| Source material |

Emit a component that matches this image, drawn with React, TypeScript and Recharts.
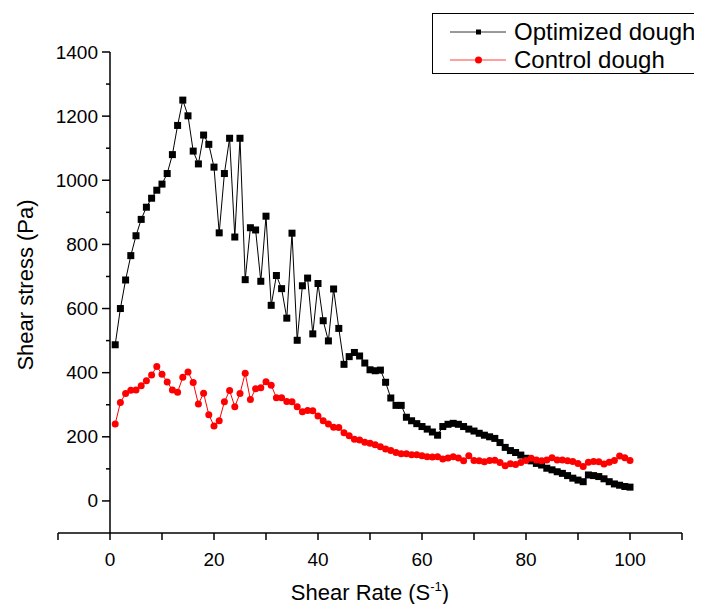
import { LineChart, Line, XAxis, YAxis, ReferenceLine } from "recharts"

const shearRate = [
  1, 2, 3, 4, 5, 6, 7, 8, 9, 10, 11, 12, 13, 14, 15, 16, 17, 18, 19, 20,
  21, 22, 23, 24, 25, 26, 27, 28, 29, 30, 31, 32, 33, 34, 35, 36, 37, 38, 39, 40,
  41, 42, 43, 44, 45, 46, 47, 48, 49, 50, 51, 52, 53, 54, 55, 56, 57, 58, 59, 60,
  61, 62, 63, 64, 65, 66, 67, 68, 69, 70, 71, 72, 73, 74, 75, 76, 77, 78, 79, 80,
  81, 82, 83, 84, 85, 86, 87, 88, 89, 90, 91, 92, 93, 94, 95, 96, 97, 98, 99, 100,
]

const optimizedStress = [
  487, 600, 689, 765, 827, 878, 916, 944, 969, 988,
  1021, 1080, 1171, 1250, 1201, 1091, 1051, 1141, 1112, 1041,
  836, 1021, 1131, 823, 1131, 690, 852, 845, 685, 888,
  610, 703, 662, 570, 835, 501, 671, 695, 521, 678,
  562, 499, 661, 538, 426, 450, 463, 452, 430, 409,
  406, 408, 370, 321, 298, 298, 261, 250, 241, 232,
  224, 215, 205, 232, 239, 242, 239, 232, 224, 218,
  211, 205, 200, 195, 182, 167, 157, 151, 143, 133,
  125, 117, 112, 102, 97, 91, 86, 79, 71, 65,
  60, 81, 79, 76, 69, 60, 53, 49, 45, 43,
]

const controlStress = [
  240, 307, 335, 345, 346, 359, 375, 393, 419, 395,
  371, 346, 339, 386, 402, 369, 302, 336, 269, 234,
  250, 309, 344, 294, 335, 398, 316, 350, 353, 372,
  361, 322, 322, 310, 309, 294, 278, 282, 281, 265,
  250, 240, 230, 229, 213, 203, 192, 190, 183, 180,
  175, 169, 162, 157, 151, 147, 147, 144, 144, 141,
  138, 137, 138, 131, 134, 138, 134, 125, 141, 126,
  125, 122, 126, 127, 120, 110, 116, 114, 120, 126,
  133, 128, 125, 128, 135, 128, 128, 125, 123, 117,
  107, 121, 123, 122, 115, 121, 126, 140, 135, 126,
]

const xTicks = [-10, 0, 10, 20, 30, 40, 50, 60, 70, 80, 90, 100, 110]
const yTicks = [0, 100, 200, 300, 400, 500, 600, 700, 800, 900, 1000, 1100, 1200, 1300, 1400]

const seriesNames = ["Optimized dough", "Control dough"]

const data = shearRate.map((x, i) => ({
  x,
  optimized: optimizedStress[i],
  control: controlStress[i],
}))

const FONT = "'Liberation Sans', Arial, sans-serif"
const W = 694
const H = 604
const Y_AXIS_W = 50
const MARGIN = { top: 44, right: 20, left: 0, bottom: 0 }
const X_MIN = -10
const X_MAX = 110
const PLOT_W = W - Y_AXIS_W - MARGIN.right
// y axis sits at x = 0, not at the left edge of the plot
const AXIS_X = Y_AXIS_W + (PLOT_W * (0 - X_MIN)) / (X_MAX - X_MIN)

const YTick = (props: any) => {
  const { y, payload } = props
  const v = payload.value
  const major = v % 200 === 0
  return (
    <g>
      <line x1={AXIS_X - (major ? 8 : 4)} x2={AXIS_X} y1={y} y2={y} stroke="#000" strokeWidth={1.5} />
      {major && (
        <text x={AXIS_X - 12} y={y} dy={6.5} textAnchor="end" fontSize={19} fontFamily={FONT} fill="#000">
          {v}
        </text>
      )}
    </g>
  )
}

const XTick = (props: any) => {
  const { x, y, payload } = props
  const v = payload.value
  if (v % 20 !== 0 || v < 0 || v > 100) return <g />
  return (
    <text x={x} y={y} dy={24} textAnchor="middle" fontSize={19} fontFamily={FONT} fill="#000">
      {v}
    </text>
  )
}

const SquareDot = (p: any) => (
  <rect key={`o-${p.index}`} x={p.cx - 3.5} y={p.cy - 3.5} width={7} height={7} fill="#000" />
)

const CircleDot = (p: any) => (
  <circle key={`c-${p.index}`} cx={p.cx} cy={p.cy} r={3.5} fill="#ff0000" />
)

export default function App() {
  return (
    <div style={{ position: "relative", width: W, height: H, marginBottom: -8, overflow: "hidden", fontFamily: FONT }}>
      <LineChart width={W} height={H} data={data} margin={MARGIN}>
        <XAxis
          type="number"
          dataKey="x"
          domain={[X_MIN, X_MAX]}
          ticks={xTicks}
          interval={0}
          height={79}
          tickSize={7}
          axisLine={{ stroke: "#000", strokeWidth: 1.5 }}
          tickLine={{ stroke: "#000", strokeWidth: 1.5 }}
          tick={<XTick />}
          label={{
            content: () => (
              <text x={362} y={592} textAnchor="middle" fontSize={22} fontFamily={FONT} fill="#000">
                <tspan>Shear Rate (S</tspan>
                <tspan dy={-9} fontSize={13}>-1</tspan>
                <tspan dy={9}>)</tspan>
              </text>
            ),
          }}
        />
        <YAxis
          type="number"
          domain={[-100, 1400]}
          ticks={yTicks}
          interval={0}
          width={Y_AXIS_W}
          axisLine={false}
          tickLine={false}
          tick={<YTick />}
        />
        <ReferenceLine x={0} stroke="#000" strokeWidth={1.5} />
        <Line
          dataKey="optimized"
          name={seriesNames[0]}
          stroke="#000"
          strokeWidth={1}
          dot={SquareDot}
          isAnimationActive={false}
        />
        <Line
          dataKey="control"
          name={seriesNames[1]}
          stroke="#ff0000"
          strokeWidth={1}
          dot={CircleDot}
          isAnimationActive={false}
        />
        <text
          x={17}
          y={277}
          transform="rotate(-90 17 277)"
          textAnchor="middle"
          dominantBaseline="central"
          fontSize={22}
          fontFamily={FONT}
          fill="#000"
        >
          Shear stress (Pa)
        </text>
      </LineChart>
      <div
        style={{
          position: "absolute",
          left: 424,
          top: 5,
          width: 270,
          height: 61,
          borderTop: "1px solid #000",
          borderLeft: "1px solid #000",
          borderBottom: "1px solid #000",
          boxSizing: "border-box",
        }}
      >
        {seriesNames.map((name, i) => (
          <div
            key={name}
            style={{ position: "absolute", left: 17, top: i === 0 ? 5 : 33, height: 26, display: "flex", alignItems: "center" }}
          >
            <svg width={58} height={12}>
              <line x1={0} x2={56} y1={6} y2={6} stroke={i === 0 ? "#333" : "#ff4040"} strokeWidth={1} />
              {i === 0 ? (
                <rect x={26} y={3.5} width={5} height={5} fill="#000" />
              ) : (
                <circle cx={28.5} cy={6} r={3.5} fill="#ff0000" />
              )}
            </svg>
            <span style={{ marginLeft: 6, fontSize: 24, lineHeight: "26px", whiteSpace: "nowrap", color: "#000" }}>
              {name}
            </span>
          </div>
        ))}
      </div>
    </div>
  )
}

| Set task |
The material above must be printed exactly, with its pictures left out.

| Reply to the exercise |
Emit a component that matches this image, drawn with React, TypeScript and Recharts.
import { LineChart, Line, XAxis, YAxis, ReferenceLine } from "recharts"

const shearRate = [
  1, 2, 3, 4, 5, 6, 7, 8, 9, 10, 11, 12, 13, 14, 15, 16, 17, 18, 19, 20,
  21, 22, 23, 24, 25, 26, 27, 28, 29, 30, 31, 32, 33, 34, 35, 36, 37, 38, 39, 40,
  41, 42, 43, 44, 45, 46, 47, 48, 49, 50, 51, 52, 53, 54, 55, 56, 57, 58, 59, 60,
  61, 62, 63, 64, 65, 66, 67, 68, 69, 70, 71, 72, 73, 74, 75, 76, 77, 78, 79, 80,
  81, 82, 83, 84, 85, 86, 87, 88, 89, 90, 91, 92, 93, 94, 95, 96, 97, 98, 99, 100,
]

const optimizedStress = [
  487, 600, 689, 765, 827, 878, 916, 944, 969, 988,
  1021, 1080, 1171, 1250, 1201, 1091, 1051, 1141, 1112, 1041,
  836, 1021, 1131, 823, 1131, 690, 852, 845, 685, 888,
  610, 703, 662, 570, 835, 501, 671, 695, 521, 678,
  562, 499, 661, 538, 426, 450, 463, 452, 430, 409,
  406, 408, 370, 321, 298, 298, 261, 250, 241, 232,
  224, 215, 205, 232, 239, 242, 239, 232, 224, 218,
  211, 205, 200, 195, 182, 167, 157, 151, 143, 133,
  125, 117, 112, 102, 97, 91, 86, 79, 71, 65,
  60, 81, 79, 76, 69, 60, 53, 49, 45, 43,
]

const controlStress = [
  240, 307, 335, 345, 346, 359, 375, 393, 419, 395,
  371, 346, 339, 386, 402, 369, 302, 336, 269, 234,
  250, 309, 344, 294, 335, 398, 316, 350, 353, 372,
  361, 322, 322, 310, 309, 294, 278, 282, 281, 265,
  250, 240, 230, 229, 213, 203, 192, 190, 183, 180,
  175, 169, 162, 157, 151, 147, 147, 144, 144, 141,
  138, 137, 138, 131, 134, 138, 134, 125, 141, 126,
  125, 122, 126, 127, 120, 110, 116, 114, 120, 126,
  133, 128, 125, 128, 135, 128, 128, 125, 123, 117,
  107, 121, 123, 122, 115, 121, 126, 140, 135, 126,
]

const xTicks = [-10, 0, 10, 20, 30, 40, 50, 60, 70, 80, 90, 100, 110]
const yTicks = [0, 100, 200, 300, 400, 500, 600, 700, 800, 900, 1000, 1100, 1200, 1300, 1400]

const seriesNames = ["Optimized dough", "Control dough"]

const data = shearRate.map((x, i) => ({
  x,
  optimized: optimizedStress[i],
  control: controlStress[i],
}))

const FONT = "'Liberation Sans', Arial, sans-serif"
const W = 694
const H = 604
const Y_AXIS_W = 50
const MARGIN = { top: 44, right: 20, left: 0, bottom: 0 }
const X_MIN = -10
const X_MAX = 110
const PLOT_W = W - Y_AXIS_W - MARGIN.right
// y axis sits at x = 0, not at the left edge of the plot
const AXIS_X = Y_AXIS_W + (PLOT_W * (0 - X_MIN)) / (X_MAX - X_MIN)

const YTick = (props: any) => {
  const { y, payload } = props
  const v = payload.value
  const major = v % 200 === 0
  return (
    <g>
      <line x1={AXIS_X - (major ? 8 : 4)} x2={AXIS_X} y1={y} y2={y} stroke="#000" strokeWidth={1.5} />
      {major && (
        <text x={AXIS_X - 12} y={y} dy={6.5} textAnchor="end" fontSize={19} fontFamily={FONT} fill="#000">
          {v}
        </text>
      )}
    </g>
  )
}

const XTick = (props: any) => {
  const { x, y, payload } = props
  const v = payload.value
  if (v % 20 !== 0 || v < 0 || v > 100) return <g />
  return (
    <text x={x} y={y} dy={24} textAnchor="middle" fontSize={19} fontFamily={FONT} fill="#000">
      {v}
    </text>
  )
}

const SquareDot = (p: any) => (
  <rect key={`o-${p.index}`} x={p.cx - 3.5} y={p.cy - 3.5} width={7} height={7} fill="#000" />
)

const CircleDot = (p: any) => (
  <circle key={`c-${p.index}`} cx={p.cx} cy={p.cy} r={3.5} fill="#ff0000" />
)

export default function App() {
  return (
    <div style={{ position: "relative", width: W, height: H, marginBottom: -8, overflow: "hidden", fontFamily: FONT }}>
      <LineChart width={W} height={H} data={data} margin={MARGIN}>
        <XAxis
          type="number"
          dataKey="x"
          domain={[X_MIN, X_MAX]}
          ticks={xTicks}
          interval={0}
          height={79}
          tickSize={7}
          axisLine={{ stroke: "#000", strokeWidth: 1.5 }}
          tickLine={{ stroke: "#000", strokeWidth: 1.5 }}
          tick={<XTick />}
          label={{
            content: () => (
              <text x={362} y={592} textAnchor="middle" fontSize={22} fontFamily={FONT} fill="#000">
                <tspan>Shear Rate (S</tspan>
                <tspan dy={-9} fontSize={13}>-1</tspan>
                <tspan dy={9}>)</tspan>
              </text>
            ),
          }}
        />
        <YAxis
          type="number"
          domain={[-100, 1400]}
          ticks={yTicks}
          interval={0}
          width={Y_AXIS_W}
          axisLine={false}
          tickLine={false}
          tick={<YTick />}
        />
        <ReferenceLine x={0} stroke="#000" strokeWidth={1.5} />
        <Line
          dataKey="optimized"
          name={seriesNames[0]}
          stroke="#000"
          strokeWidth={1}
          dot={SquareDot}
          isAnimationActive={false}
        />
        <Line
          dataKey="control"
          name={seriesNames[1]}
          stroke="#ff0000"
          strokeWidth={1}
          dot={CircleDot}
          isAnimationActive={false}
        />
        <text
          x={17}
          y={277}
          transform="rotate(-90 17 277)"
          textAnchor="middle"
          dominantBaseline="central"
          fontSize={22}
          fontFamily={FONT}
          fill="#000"
        >
          Shear stress (Pa)
        </text>
      </LineChart>
      <div
        style={{
          position: "absolute",
          left: 424,
          top: 5,
          width: 270,
          height: 61,
          borderTop: "1px solid #000",
          borderLeft: "1px solid #000",
          borderBottom: "1px solid #000",
          boxSizing: "border-box",
        }}
      >
        {seriesNames.map((name, i) => (
          <div
            key={name}
            style={{ position: "absolute", left: 17, top: i === 0 ? 5 : 33, height: 26, display: "flex", alignItems: "center" }}
          >
            <svg width={58} height={12}>
              <line x1={0} x2={56} y1={6} y2={6} stroke={i === 0 ? "#333" : "#ff4040"} strokeWidth={1} />
              {i === 0 ? (
                <rect x={26} y={3.5} width={5} height={5} fill="#000" />
              ) : (
                <circle cx={28.5} cy={6} r={3.5} fill="#ff0000" />
              )}
            </svg>
            <span style={{ marginLeft: 6, fontSize: 24, lineHeight: "26px", whiteSpace: "nowrap", color: "#000" }}>
              {name}
            </span>
          </div>
        ))}
      </div>
    </div>
  )
}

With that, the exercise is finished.